GIVEN REQUEST:
Pictures stay out of the copy; set down each line of the listing below exactly.

● ● ● ● ● ● ●

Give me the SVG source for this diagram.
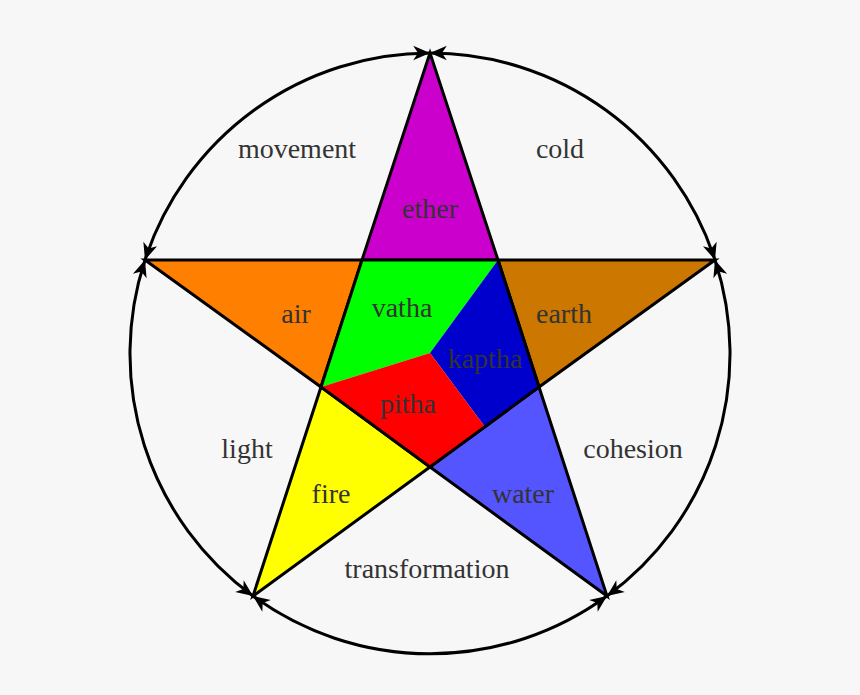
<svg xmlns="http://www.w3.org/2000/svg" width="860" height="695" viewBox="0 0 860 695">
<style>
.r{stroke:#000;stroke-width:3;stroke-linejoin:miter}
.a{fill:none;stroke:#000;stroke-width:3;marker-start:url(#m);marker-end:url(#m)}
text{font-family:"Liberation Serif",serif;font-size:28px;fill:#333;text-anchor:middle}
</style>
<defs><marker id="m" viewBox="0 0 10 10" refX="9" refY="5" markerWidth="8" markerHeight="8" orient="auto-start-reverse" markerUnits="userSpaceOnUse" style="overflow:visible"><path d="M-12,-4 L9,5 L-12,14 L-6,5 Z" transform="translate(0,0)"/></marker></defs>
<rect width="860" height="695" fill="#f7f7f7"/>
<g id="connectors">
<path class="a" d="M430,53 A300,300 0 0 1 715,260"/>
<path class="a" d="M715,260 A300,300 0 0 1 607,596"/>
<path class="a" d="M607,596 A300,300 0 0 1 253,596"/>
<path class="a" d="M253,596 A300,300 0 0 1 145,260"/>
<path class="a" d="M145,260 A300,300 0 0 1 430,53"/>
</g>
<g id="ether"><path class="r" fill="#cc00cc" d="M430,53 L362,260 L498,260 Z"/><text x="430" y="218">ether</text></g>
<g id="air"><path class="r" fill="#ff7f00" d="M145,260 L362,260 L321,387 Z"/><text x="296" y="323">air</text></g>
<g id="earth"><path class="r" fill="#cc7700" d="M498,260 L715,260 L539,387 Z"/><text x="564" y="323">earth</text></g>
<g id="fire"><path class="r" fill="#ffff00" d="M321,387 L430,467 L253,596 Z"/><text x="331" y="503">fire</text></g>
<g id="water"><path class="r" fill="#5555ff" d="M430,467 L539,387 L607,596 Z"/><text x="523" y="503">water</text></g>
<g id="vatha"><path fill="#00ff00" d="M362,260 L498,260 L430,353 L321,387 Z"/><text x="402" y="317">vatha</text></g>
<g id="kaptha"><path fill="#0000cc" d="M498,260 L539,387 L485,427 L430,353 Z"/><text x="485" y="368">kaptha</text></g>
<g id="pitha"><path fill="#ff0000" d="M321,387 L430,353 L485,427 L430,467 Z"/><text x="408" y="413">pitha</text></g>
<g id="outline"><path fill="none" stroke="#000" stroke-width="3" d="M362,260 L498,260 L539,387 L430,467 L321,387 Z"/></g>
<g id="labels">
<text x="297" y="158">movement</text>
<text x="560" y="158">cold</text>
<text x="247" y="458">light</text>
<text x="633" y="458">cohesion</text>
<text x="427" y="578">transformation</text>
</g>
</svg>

● ● ● ● ● ● ●

WRITTEN RESPONSE:
Give me the SVG source for this diagram.
<svg xmlns="http://www.w3.org/2000/svg" width="860" height="695" viewBox="0 0 860 695">
<style>
.r{stroke:#000;stroke-width:3;stroke-linejoin:miter}
.a{fill:none;stroke:#000;stroke-width:3;marker-start:url(#m);marker-end:url(#m)}
text{font-family:"Liberation Serif",serif;font-size:28px;fill:#333;text-anchor:middle}
</style>
<defs><marker id="m" viewBox="0 0 10 10" refX="9" refY="5" markerWidth="8" markerHeight="8" orient="auto-start-reverse" markerUnits="userSpaceOnUse" style="overflow:visible"><path d="M-12,-4 L9,5 L-12,14 L-6,5 Z" transform="translate(0,0)"/></marker></defs>
<rect width="860" height="695" fill="#f7f7f7"/>
<g id="connectors">
<path class="a" d="M430,53 A300,300 0 0 1 715,260"/>
<path class="a" d="M715,260 A300,300 0 0 1 607,596"/>
<path class="a" d="M607,596 A300,300 0 0 1 253,596"/>
<path class="a" d="M253,596 A300,300 0 0 1 145,260"/>
<path class="a" d="M145,260 A300,300 0 0 1 430,53"/>
</g>
<g id="ether"><path class="r" fill="#cc00cc" d="M430,53 L362,260 L498,260 Z"/><text x="430" y="218">ether</text></g>
<g id="air"><path class="r" fill="#ff7f00" d="M145,260 L362,260 L321,387 Z"/><text x="296" y="323">air</text></g>
<g id="earth"><path class="r" fill="#cc7700" d="M498,260 L715,260 L539,387 Z"/><text x="564" y="323">earth</text></g>
<g id="fire"><path class="r" fill="#ffff00" d="M321,387 L430,467 L253,596 Z"/><text x="331" y="503">fire</text></g>
<g id="water"><path class="r" fill="#5555ff" d="M430,467 L539,387 L607,596 Z"/><text x="523" y="503">water</text></g>
<g id="vatha"><path fill="#00ff00" d="M362,260 L498,260 L430,353 L321,387 Z"/><text x="402" y="317">vatha</text></g>
<g id="kaptha"><path fill="#0000cc" d="M498,260 L539,387 L485,427 L430,353 Z"/><text x="485" y="368">kaptha</text></g>
<g id="pitha"><path fill="#ff0000" d="M321,387 L430,353 L485,427 L430,467 Z"/><text x="408" y="413">pitha</text></g>
<g id="outline"><path fill="none" stroke="#000" stroke-width="3" d="M362,260 L498,260 L539,387 L430,467 L321,387 Z"/></g>
<g id="labels">
<text x="297" y="158">movement</text>
<text x="560" y="158">cold</text>
<text x="247" y="458">light</text>
<text x="633" y="458">cohesion</text>
<text x="427" y="578">transformation</text>
</g>
</svg>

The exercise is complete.